■ WRITTEN REQUEST: Leave out the pictures, then output the lines of the records below from the first through the one containing "const levels = [100, 500, 1000, 3000, 5000, 7000];".

■ ENTRIES:
┌────────
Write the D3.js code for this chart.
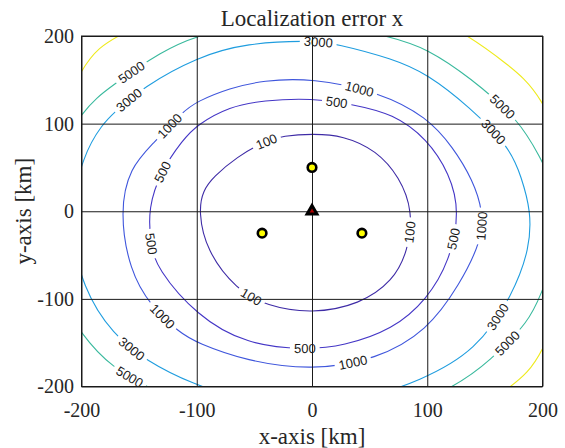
<!DOCTYPE html>
<html>
<head>
<meta charset="utf-8">
<script src="https://cdn.jsdelivr.net/npm/d3@7"></script>
<style>
  body { margin: 0; background: #fff; }
  svg { display: block; }
  .serif { font-family: "Liberation Serif", "Times New Roman", serif; fill: #262626; }
  .clabel { font-family: "Liberation Sans", Arial, sans-serif; font-size: 13px; fill: #1a1a1a; }
</style>
</head>
<body>
<div id="chart"></div>
<script>
// Data (km)
const xTicks = [-200, -100, 0, 100, 200];
const yTicks = [-200, -100, 0, 100, 200];
const levels = [100, 500, 1000, 3000, 5000, 7000];

const contour100 = [[0, 88.5], [27, 86.5], [56, 69.4], [76, 39], [87.6, 0], [83.3, -45.4], [70.3, -79.7],
  [41.4, -106.4], [0, -117], [-39.6, -108.2], [-65.6, -89.2], [-91.6, -45.4], [-98.5, 0], [-94.6, 23.7],
  [-85.6, 39], [-65.6, 61.9], [-39.6, 80.8], [-25, 86]];
const contour500 = [[0, 129.2], [35.6, 121.9], [70.3, 111.3], [99.8, 82.8], [119.5, 42.8], [128.2, 0],
  [119.5, -56.9], [99.8, -100.6], [70.3, -134.9], [26.9, -153.9], [-6, -158], [-56.9, -152], [-99.8, -119.6],
  [-135, -64.5], [-140, -38], [-142.3, 4], [-131, 46], [-112, 81.6], [-99.8, 98.7], [-71.4, 119.6], [-42.5, 126.5]];
const contour1000 = [[0, 152], [58.7, 136], [99.8, 107.5], [122.3, 73.3], [139.7, 35.2], [148.4, 0], [147, -34],
  [128.2, -83.6], [99.8, -136.8], [55.9, -169.2], [0, -181.7], [-56.9, -171], [-99.8, -150.1], [-114.8, -138.7],
  [-140, -108], [-158.2, -68.3], [-166.9, 0], [-158, 50], [-138, 77], [-112, 114], [-99.8, 125.3],
  [-71.4, 140.6], [-42.5, 149.3]];
const contour3000 = [[0, 195], [21, 191.2], [70.3, 174], [99.8, 157], [136.8, 119], [171.5, 73.3], [181.7, 39],
  [190, 0], [189, -42], [174.4, -95], [142.6, -159.6], [93.4, -193.8], [45, -215], [-8, -223], [-60, -215],
  [-103.3, -197.7], [-143.7, -171], [-172.7, -140.6], [-198.7, -89.3], [-212, -12], [-198.7, 65.6],
  [-181.3, 100], [-172.7, 111.3], [-146.6, 141.8], [-99.8, 176], [-56.9, 192]];
const contour5000 = [[-12, 222], [70.3, 199], [99.8, 185.5], [136.8, 153.2], [180.2, 103.7], [197.6, 61.9],
  [210, 30], [213, -15], [209, -60], [199, -93], [188.9, -125.3], [154.2, -171], [125.3, -200], [60, -238],
  [-12, -250], [-90, -235], [-143.7, -200], [-172.7, -178.7], [-198.7, -144.4], [-228, -80], [-237, -15],
  [-228, 50], [-198.7, 117], [-175.5, 141.8], [-129.3, 183.6], [-100, 200], [-60, 213]];
const contour7000 = [[-10, 262], [80, 240], [138.3, 198.9], [168.7, 168.4], [199, 136], [228, 40], [230, -60],
  [199, -169.2], [175.9, -199.5], [100, -262], [-10, -285], [-130, -270], [-215, -215], [-245, -100],
  [-240, 40], [-198.7, 176], [-171.2, 198.9], [-100, 245]];

const labels100 = [[-39.6, 80.8], [87.6, -24.5], [-54, -100.7]];
const labels500 = [[21.2, 124.6], [-132.1, 46.6], [-142.3, -37.9], [-6.3, -159.6], [126.7, -32.2]];
const labels1000 = [[41.4, 141.8], [-125, 99.9], [-130.7, -121.6], [35.6, -172.9], [149.8, -16.9]];
const labels3000 = [[5.2, 191.2], [-158.2, 126.5], [158.5, 92.2], [-158.2, -159.6], [164.3, -123.5]];
const labels5000 = [[-158.2, 160.7], [167.2, 122.7], [-158.2, -190], [170, -152]];
const labels7000 = [];

const sensors = [[0, 50], [-43.3, -25], [43.3, -25]];
const target = [[0, 0]];

const contourPoints = [contour100, contour500, contour1000, contour3000, contour5000, contour7000];
const contourLabels = [labels100, labels500, labels1000, labels3000, labels5000, labels7000];
const levelColors = ['#3e2ba6', '#4436c6', '#3f56dc', '#1f9ddf', '#39b99d', '#eeea1c'];

// Layout
const width = 565, height = 448;
const margin = { top: 36, right: 22.5, bottom: 61.5, left: 81.5 };
const plotW = width - margin.left - margin.right;
const plotH = height - margin.top - margin.bottom;

const svg = d3.select('#chart').append('svg')
  .attr('width', width)
  .attr('height', height);

const x = d3.scaleLinear().domain([-200, 200]).range([margin.left, margin.left + plotW]);
const y = d3.scaleLinear().domain([-200, 200]).range([margin.top + plotH, margin.top]);

const defs = svg.append('defs');
defs.append('clipPath').attr('id', 'plot-clip')
  .append('rect')
  .attr('x', margin.left).attr('y', margin.top)
  .attr('width', plotW).attr('height', plotH);

// smoothing spline through the read points
const line = d3.line()
  .x(d => x(d[0]))
  .y(d => y(d[1]))
  .curve(d3.curveBasisClosed);

// contour lines
const contourG = svg.append('g').attr('clip-path', 'url(#plot-clip)');
const paths = contourPoints.map((pts, i) => contourG.append('path')
  .attr('d', line(pts))
  .attr('fill', 'none')
  .attr('stroke', levelColors[i])
  .attr('stroke-width', 1.1)
  .attr('mask', `url(#gap-${i})`));

// grid + tick labels
const xAxis = svg.append('g')
  .attr('transform', `translate(0,${margin.top + plotH})`)
  .call(d3.axisBottom(x).tickValues(xTicks).tickFormat(d => String(d))
    .tickSizeInner(-plotH).tickSizeOuter(0).tickPadding(16.5));
const yAxis = svg.append('g')
  .attr('transform', `translate(${margin.left},0)`)
  .call(d3.axisLeft(y).tickValues(yTicks).tickFormat(d => String(d))
    .tickSizeInner(-plotW).tickSizeOuter(0).tickPadding(7.5));

[xAxis, yAxis].forEach(g => {
  g.select('.domain').remove();
  g.selectAll('line').attr('stroke', '#1a1a1a').attr('stroke-width', 1);
  g.selectAll('text')
    .attr('class', 'serif')
    .attr('font-size', 20);
});

// box
svg.append('rect')
  .attr('x', margin.left).attr('y', margin.top)
  .attr('width', plotW).attr('height', plotH)
  .attr('fill', 'none')
  .attr('stroke', '#1a1a1a')
  .attr('stroke-width', 1);

// contour labels, rotated along the line, with gaps cut in their own line
function placeLabel(node, px, py) {
  const L = node.getTotalLength();
  let best = 0, bestD = Infinity;
  for (let s = 0; s < L; s += 1) {
    const p = node.getPointAtLength(s);
    const d = (p.x - px) ** 2 + (p.y - py) ** 2;
    if (d < bestD) { bestD = d; best = s; }
  }
  const p = node.getPointAtLength(best);
  const a = node.getPointAtLength(Math.max(0, best - 5));
  const b = node.getPointAtLength(Math.min(L, best + 5));
  let ang = Math.atan2(b.y - a.y, b.x - a.x) * 180 / Math.PI;
  if (ang > 90) ang -= 180;
  if (ang < -90) ang += 180;
  return { x: p.x, y: p.y, ang };
}

const labelG = svg.append('g');
contourLabels.forEach((labs, i) => {
  const mask = defs.append('mask')
    .attr('id', `gap-${i}`)
    .attr('maskUnits', 'userSpaceOnUse')
    .attr('x', 0).attr('y', 0).attr('width', width).attr('height', height);
  mask.append('rect').attr('width', width).attr('height', height).attr('fill', '#fff');

  labs.forEach(lab => {
    const pos = placeLabel(paths[i].node(), x(lab[0]), y(lab[1]));
    const t = labelG.append('text')
      .attr('class', 'clabel')
      .attr('text-anchor', 'middle')
      .attr('dy', '0.36em')
      .attr('transform', `translate(${pos.x},${pos.y}) rotate(${pos.ang})`)
      .text(levels[i]);
    const w = t.node().getComputedTextLength() + 8;
    mask.append('rect')
      .attr('x', -w / 2).attr('y', -6.5)
      .attr('width', w).attr('height', 13)
      .attr('fill', '#000')
      .attr('transform', `translate(${pos.x},${pos.y}) rotate(${pos.ang})`);
  });
});

// sensors and target
svg.selectAll('.sensor')
  .data(sensors)
  .enter().append('circle')
  .attr('class', 'sensor')
  .attr('cx', d => x(d[0]))
  .attr('cy', d => y(d[1]))
  .attr('r', 4.3)
  .attr('fill', '#ffff00')
  .attr('stroke', '#000')
  .attr('stroke-width', 2.6);

svg.selectAll('.target')
  .data(target)
  .enter().append('path')
  .attr('class', 'target')
  .attr('transform', d => `translate(${x(d[0])},${y(d[1])})`)
  .attr('d', d3.symbol().type(d3.symbolTriangle).size(42))
  .attr('fill', '#b00000')
  .attr('stroke', '#000')
  .attr('stroke-width', 3)
  .attr('stroke-linejoin', 'miter');

// titles
svg.append('text')
  .attr('class', 'serif')
  .attr('x', x(0))
  .attr('y', 26)
  .attr('text-anchor', 'middle')
  .attr('font-size', 23)
  .text('Localization error x');

svg.append('text')
  .attr('class', 'serif')
  .attr('x', x(0))
  .attr('y', 444)
  .attr('text-anchor', 'middle')
  .attr('font-size', 23)
  .text('x-axis [km]');

svg.append('text')
  .attr('class', 'serif')
  .attr('transform', `translate(31,${y(0)}) rotate(-90)`)
  .attr('text-anchor', 'middle')
  .attr('font-size', 23)
  .text('y-axis [km]');
</script>
</body>
</html>
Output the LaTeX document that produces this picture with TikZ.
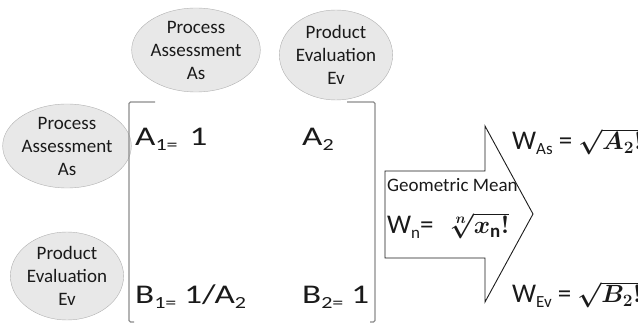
\documentclass[tikz,border=0pt]{standalone}
\usepackage{fontspec}
\setmainfont{Carlito}
\usetikzlibrary{shapes.geometric}
\definecolor{ellfill}{HTML}{E8E8E8}
\definecolor{elldraw}{HTML}{B0B0B0}
\definecolor{brk}{HTML}{8C8C8C}
\definecolor{ink}{HTML}{1A1A1A}
\tikzset{
  ell/.style={ellipse, draw=elldraw, fill=ellfill, inner sep=0pt, align=center,
    font=\fontsize{19}{23}\selectfont, text=ink},
  big/.style={anchor=base west, inner sep=0pt, font=\fontsize{27}{30}\selectfont, text=ink},
  small/.style={anchor=base west, inner sep=0pt, font=\fontsize{19}{23}\selectfont, text=ink},
  brack/.style={draw=brk, line width=1.2pt, rounded corners=1.5pt},
  arr/.style={draw=ink, line width=0.9pt, line join=miter}
}
\newcommand{\sbs}[1]{\raisebox{-5pt}{\fontsize{17}{17}\selectfont #1}}
\newcommand{\wide}[1]{\scalebox{1.3}[1]{#1}}
\begin{document}
\begin{tikzpicture}[x=1pt,y=-1pt]
\useasboundingbox (0,0) rectangle (638,323);
% ellipses
\node[ell, minimum width=108pt, minimum height=84pt] (pa1) at (196,50) {Process\\Assessment\\As};
\node[ell, minimum width=108pt, minimum height=90pt] (pe1) at (336,55) {Product\\Evaluation\\Ev};
\node[ell, minimum width=110pt, minimum height=84pt] (pa2) at (67,146) {Process\\Assessment\\As};
\node[ell, minimum width=110pt, minimum height=88pt] (pe2) at (67,276) {Product\\Evaluation\\Ev};
% bracket
\coordinate (lt) at (155,102);
\coordinate (lb) at (134,322);
\coordinate (rt) at (347,102);
\coordinate (rb) at (370,322);
\draw[brack] (lt) -- (129,102) -- (129,322) -- (lb);
\draw[brack] (rt) -- (375,102) -- (375,322) -- (rb);
% matrix entries
\node[big] (a1) at (135,146) {\wide{A\sbs{1=}\hspace{3pt} 1}};
\node[big] (a2) at (302,146) {\wide{A\sbs{2}}};
\node[big] (b1) at (135,304) {\wide{B\sbs{1=} 1/A\sbs{2}}};
\node[big] (b2) at (302,304) {\wide{B\sbs{2=} 1}};
% arrow
\coordinate (t1) at (385,171);
\coordinate (t2) at (485,171);
\coordinate (t3) at (485,126);
\coordinate (tip) at (533,214);
\coordinate (t5) at (485,302);
\coordinate (t6) at (485,258);
\coordinate (t7) at (385,258);
\draw[arr] (t1) -- (t2) -- (t3) -- (tip) -- (t5) -- (t6) -- (t7) -- cycle;
\node[small] (gm) at (387,192) {Geometric Mean};
\node[big] (wn) at (387,234) {W\sbs{n}=\hspace{14pt}{\boldmath$\sqrt[n]{x_{\mathrm{n}}!}$}};
% results
\node[big] (was) at (512,150) {W\sbs{As} = {\boldmath$\sqrt{A_2!}$}};
\node[big] (wev) at (512,303) {W\sbs{Ev} = {\boldmath$\sqrt{B_2!}$}};
\end{tikzpicture}
\end{document}
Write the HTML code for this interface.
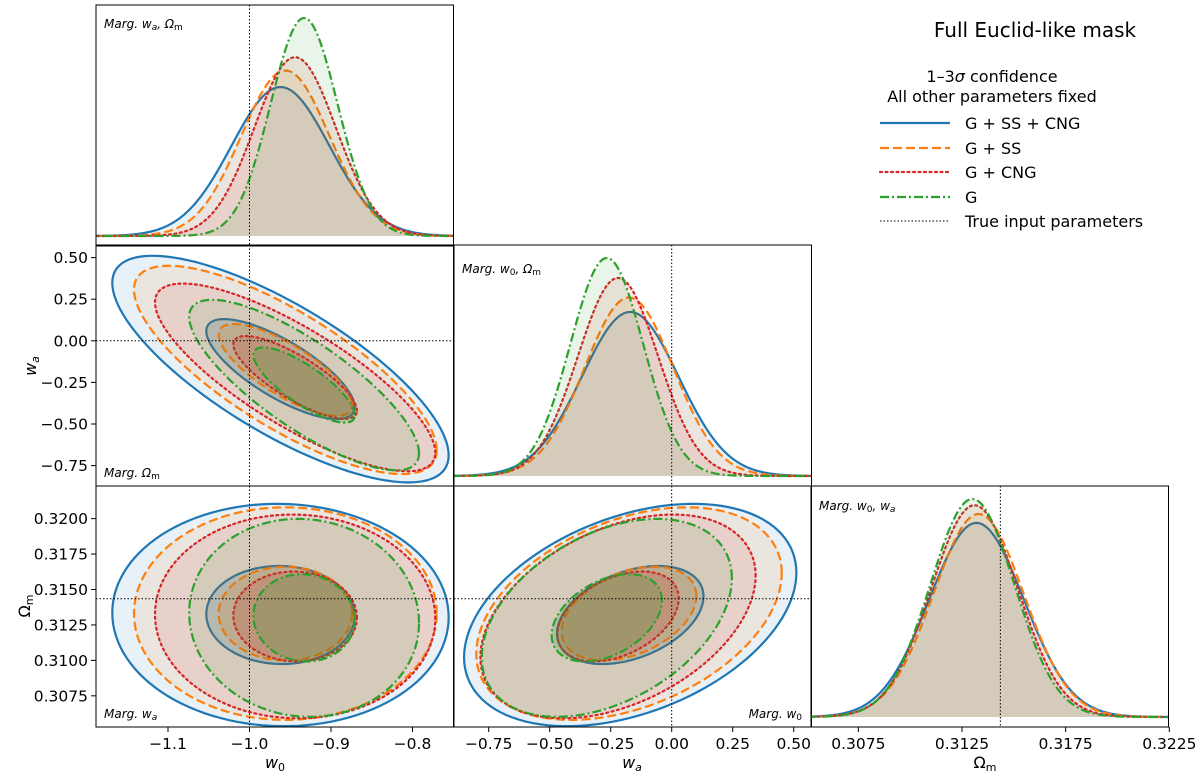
<!DOCTYPE html>
<html><head><meta charset="utf-8"><style>
body{margin:0;background:#fff}
svg{display:block;font-family:"DejaVu Sans","Liberation Sans",sans-serif}
</style></head><body>
<svg id="chart" width="1200" height="780" viewBox="0 0 1200 780"></svg>
<script>
const seriesNames = ["G + SS + CNG","G + SS","G + CNG","G"];
const seriesColors = ["#1f77b4","#ff7f0e","#d62728","#2ca02c"];
const seriesDash = ["none","9,4","2,3.5","9,3,2,3"];
const meanW0 = [-0.962,-0.956,-0.944,-0.933];
const meanWa = [-0.17,-0.175,-0.22,-0.266];
const meanOm = [0.3132,0.3133,0.3131,0.3130];
const sigW0 = [0.060,0.054,0.050,0.041];
const sigWa = [0.198,0.182,0.164,0.149];
const sigOm = [0.00228,0.00218,0.00209,0.00203];
const rhoW0Wa = [-0.76,-0.77,-0.8,-0.8];
const rhoW0Om = [-0.02,0.0,-0.02,-0.05];
const rhoWaOm = [0.38,0.38,0.4,0.4];
const truth = [-1.0,0.0,0.31435];
const levels = [11.83,2.30];
const levelAlpha = [0.1,0.2];
const ticksW0 = [-1.1,-1.0,-0.9,-0.8];
const tickLabW0 = ["−1.1","−1.0","−0.9","−0.8"];
const ticksWa = [-0.75,-0.5,-0.25,0,0.25,0.5];
const tickLabWa = ["−0.75","−0.50","−0.25","0.00","0.25","0.50"];
const ticksOmY = [0.3075,0.31,0.3125,0.315,0.3175,0.32];
const tickLabOmY = ["0.3075","0.3100","0.3125","0.3150","0.3175","0.3200"];
const ticksOmX = [0.3075,0.3125,0.3175,0.3225];
const tickLabOmX = ["0.3075","0.3125","0.3175","0.3225"];

const NS="http://www.w3.org/2000/svg";
const svg=document.getElementById('chart');
function mk(tag,attrs,parent){const e=document.createElementNS(NS,tag);for(const k in attrs)e.setAttribute(k,attrs[k]);(parent||svg).appendChild(e);return e;}
const xW0=v=>249.5+815*(v+1);
const yWa=v=>340.8-166.4*v;
const xWa=v=>671.7+244*v;
const yOm=v=>589.5-14176*(v-0.315);
const xOm=v=>962+20733*(v-0.3125);
const PX=[96,454,811], PY=[5,245,486], PW=357.5, PH=241;

const defs=mk('defs',{});
let clipId=0;
function panel(col,row,name){
  const g=mk('g',{});
  
  
  const id='c'+(clipId++);
  const cp=mk('clipPath',{id:id},defs);
  mk('rect',{x:PX[col],y:PY[row],width:PW,height:PH},cp);
  const inner=mk('g',{'clip-path':'url(#'+id+')'},g);
  return {g,inner,col,row};
}
function frame(p){
  const r=mk('rect',{x:PX[p.col],y:PY[p.row],width:PW,height:PH,fill:'none',stroke:'#000','stroke-width':1},p.g);
  
  
}
function ellipsePath(fx,fy,mx,my,sx,sy,rho,k){
  let d='';const s=Math.sqrt(k),q=Math.sqrt(1-rho*rho);
  for(let i=0;i<=120;i++){const t=i/120*2*Math.PI;
    const x=mx+s*sx*Math.cos(t), y=my+s*sy*(rho*Math.cos(t)+q*Math.sin(t));
    d+=(i?'L':'M')+fx(x).toFixed(2)+','+fy(y).toFixed(2);}
  return d+'Z';
}
function draw2D(p,fx,fy,MX,MY,SX,SY,R,nm){
  for(let s=0;s<4;s++){
    const grp=mk('g',{},p.inner);
    
    
    levels.forEach((k,li)=>{
      const d=ellipsePath(fx,fy,MX[s],MY[s],SX[s],SY[s],R[s],k);
      mk('path',{d:d,fill:seriesColors[s],'fill-opacity':levelAlpha[li],stroke:'none'},grp);
    });
    for(const k of levels){
      const d=ellipsePath(fx,fy,MX[s],MY[s],SX[s],SY[s],R[s],k);
      const e=mk('path',{d:d,fill:'none',stroke:seriesColors[s],'stroke-width':2.2,'stroke-dasharray':seriesDash[s],'stroke-linecap':s==2?'round':'butt'},grp);
      
      
    }
  }
}
function draw1D(p,fx,M,S,lo,hi,nm){
  const base=PY[p.row]+PH-10, top=PY[p.row]+13;
  const pmax=Math.max(...S.map(s=>1/s));
  for(let s=0;s<4;s++){
    let d='';
    for(let i=0;i<=200;i++){const v=lo+(hi-lo)*i/200;
      const pdf=Math.exp(-0.5*((v-M[s])/S[s])**2)/S[s];
      const y=base-(pdf/pmax)*(base-top);
      d+=(i?'L':'M')+fx(v).toFixed(2)+','+y.toFixed(2);}
    const f=mk('path',{d:d+'L'+fx(hi)+','+base+'L'+fx(lo)+','+base+'Z',fill:seriesColors[s],'fill-opacity':0.1,stroke:'none'},p.inner);
    
    
    const l=mk('path',{d:d,fill:'none',stroke:seriesColors[s],'stroke-width':2.2,'stroke-dasharray':seriesDash[s],'stroke-linecap':s==2?'round':'butt'},p.inner);
    
    
  }
}
function vline(p,x){const l=mk('line',{x1:x,x2:x,y1:PY[p.row],y2:PY[p.row]+PH,stroke:'#000','stroke-width':1,'stroke-dasharray':'1.5,2'},p.inner);
  }
function hline(p,y){const l=mk('line',{x1:PX[p.col],x2:PX[p.col]+PW,y1:y,y2:y,stroke:'#000','stroke-width':1,'stroke-dasharray':'1.5,2'},p.inner);
  }
function note(x,y,txt,anchor){const t=mk('text',{x:x,y:y,'font-size':12,'font-style':'italic','text-anchor':anchor||'start'});t.innerHTML=txt;
  }

const pA=panel(0,0,'w0-posterior-panel');
draw1D(pA,xW0,meanW0,sigW0,-1.2,-0.73,'w0-posterior');vline(pA,xW0(truth[0]));frame(pA);
const pB=panel(0,1,'w0-wa-panel');
draw2D(pB,xW0,yWa,meanW0,meanWa,sigW0,sigWa,rhoW0Wa,'w0-wa');vline(pB,xW0(truth[0]));hline(pB,yWa(truth[1]));frame(pB);
const pC=panel(1,1,'wa-posterior-panel');
draw1D(pC,xWa,meanWa,sigWa,-0.9,0.6,'wa-posterior');vline(pC,xWa(truth[1]));frame(pC);
const pD=panel(0,2,'w0-om-panel');
draw2D(pD,xW0,yOm,meanW0,meanOm,sigW0,sigOm,rhoW0Om,'w0-om');vline(pD,xW0(truth[0]));hline(pD,yOm(truth[2]));frame(pD);
const pE=panel(1,2,'wa-om-panel');
draw2D(pE,xWa,yOm,meanWa,meanOm,sigWa,sigOm,rhoWaOm,'wa-om');vline(pE,xWa(truth[1]));hline(pE,yOm(truth[2]));frame(pE);
const pF=panel(2,2,'om-posterior-panel');
draw1D(pF,xOm,meanOm,sigOm,0.305,0.3226,'om-posterior');vline(pF,xOm(truth[2]));frame(pF);

function xticks(vals,labs,fx,yAx,nm){
  vals.forEach((v,i)=>{const x=fx(v);
    mk('line',{x1:x,x2:x,y1:yAx,y2:yAx+5,stroke:'#000','stroke-width':1});
    const t=mk('text',{x:x,y:yAx+22,'font-size':15.5,'text-anchor':'middle'});t.textContent=labs[i];
    });
}
function yticks(vals,labs,fy,xAx,nm){
  vals.forEach((v,i)=>{const y=fy(v);
    mk('line',{x1:xAx-5,x2:xAx,y1:y,y2:y,stroke:'#000','stroke-width':1});
    const t=mk('text',{x:xAx-8,y:y+5.5,'font-size':15.5,'text-anchor':'end'});t.textContent=labs[i];
    });
}
xticks(ticksW0,tickLabW0,xW0,727,'w0');
xticks(ticksWa,tickLabWa,xWa,727,'wa');
xticks(ticksOmX,tickLabOmX,xOm,727,'om-x');
yticks(ticksWa,tickLabWa,yWa,96,'wa-y');
yticks(ticksOmY,tickLabOmY,yOm,96,'om-y');

function label(x,y,html,rot,nm){const t=mk('text',{x:x,y:y,'font-size':16,'text-anchor':'middle',transform:rot?`rotate(-90 ${x} ${y})`:''});t.innerHTML=html;
  }
label(275,768,'<tspan font-style="italic">w</tspan><tspan font-size="11" dy="3">0</tspan>',false,'x-axis-title-w0');
label(632,768,'<tspan font-style="italic">w</tspan><tspan font-size="11" font-style="italic" dy="3">a</tspan>',false,'x-axis-title-wa');
label(985,768,'Ω<tspan font-size="11" dy="3">m</tspan>',false,'x-axis-title-om');
label(36,366,'<tspan font-style="italic">w</tspan><tspan font-size="11" font-style="italic" dy="3">a</tspan>',true,'y-axis-title-wa');
label(30,606,'Ω<tspan font-size="11" dy="3">m</tspan>',true,'y-axis-title-om');

note(104,28,'Marg. <tspan>w</tspan><tspan font-size="9" dy="2">a</tspan><tspan dy="-2">, Ω</tspan><tspan font-size="9" dy="2" font-style="normal">m</tspan>');
note(462,273,'Marg. w<tspan font-size="9" dy="2" font-style="normal">0</tspan><tspan dy="-2">, Ω</tspan><tspan font-size="9" dy="2" font-style="normal">m</tspan>');
note(104,477,'Marg. Ω<tspan font-size="9" dy="2" font-style="normal">m</tspan>');
note(104,718,'Marg. w<tspan font-size="9" dy="2">a</tspan>');
note(802,718,'Marg. w<tspan font-size="9" dy="2" font-style="normal">0</tspan>','end');
note(819,510,'Marg. w<tspan font-size="9" dy="2" font-style="normal">0</tspan><tspan dy="-2">, w</tspan><tspan font-size="9" dy="2">a</tspan>');

const lg=mk('g',{});


const tt=mk('text',{x:1035,y:37,'font-size':20,'text-anchor':'middle'},lg);tt.textContent='Full Euclid-like mask';

const s1=mk('text',{x:992,y:82,'font-size':16,'text-anchor':'middle'},lg);s1.innerHTML='1–3<tspan font-style="italic">σ</tspan> confidence';

const s2=mk('text',{x:992,y:102,'font-size':16,'text-anchor':'middle'},lg);s2.textContent='All other parameters fixed';

const legY=[123,148,172,197,221];
for(let i=0;i<5;i++){
  const e=mk('g',{},lg);
  
  
  if(i<4) mk('line',{x1:880,x2:950,y1:legY[i],y2:legY[i],stroke:seriesColors[i],'stroke-width':2.2,'stroke-dasharray':seriesDash[i],'stroke-linecap':i==2?'round':'butt'},e);
  else mk('line',{x1:880,x2:950,y1:legY[i],y2:legY[i],stroke:'#000','stroke-width':1,'stroke-dasharray':'1.5,2'},e);
  const t=mk('text',{x:965,y:legY[i]+6,'font-size':16},e);
  t.textContent=i<4?seriesNames[i]:'True input parameters';
}
</script>
</body></html>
└────────
■ SOLUTION:
Write the D3.js code for this chart.
<!DOCTYPE html>
<html>
<head>
<meta charset="utf-8">
<script src="https://cdn.jsdelivr.net/npm/d3@7"></script>
<style>
  body { margin: 0; background: #fff; }
  svg { display: block; }
  .serif { font-family: "Liberation Serif", "Times New Roman", serif; fill: #262626; }
  .clabel { font-family: "Liberation Sans", Arial, sans-serif; font-size: 13px; fill: #1a1a1a; }
</style>
</head>
<body>
<div id="chart"></div>
<script>
// Data (km)
const xTicks = [-200, -100, 0, 100, 200];
const yTicks = [-200, -100, 0, 100, 200];
const levels = [100, 500, 1000, 3000, 5000, 7000];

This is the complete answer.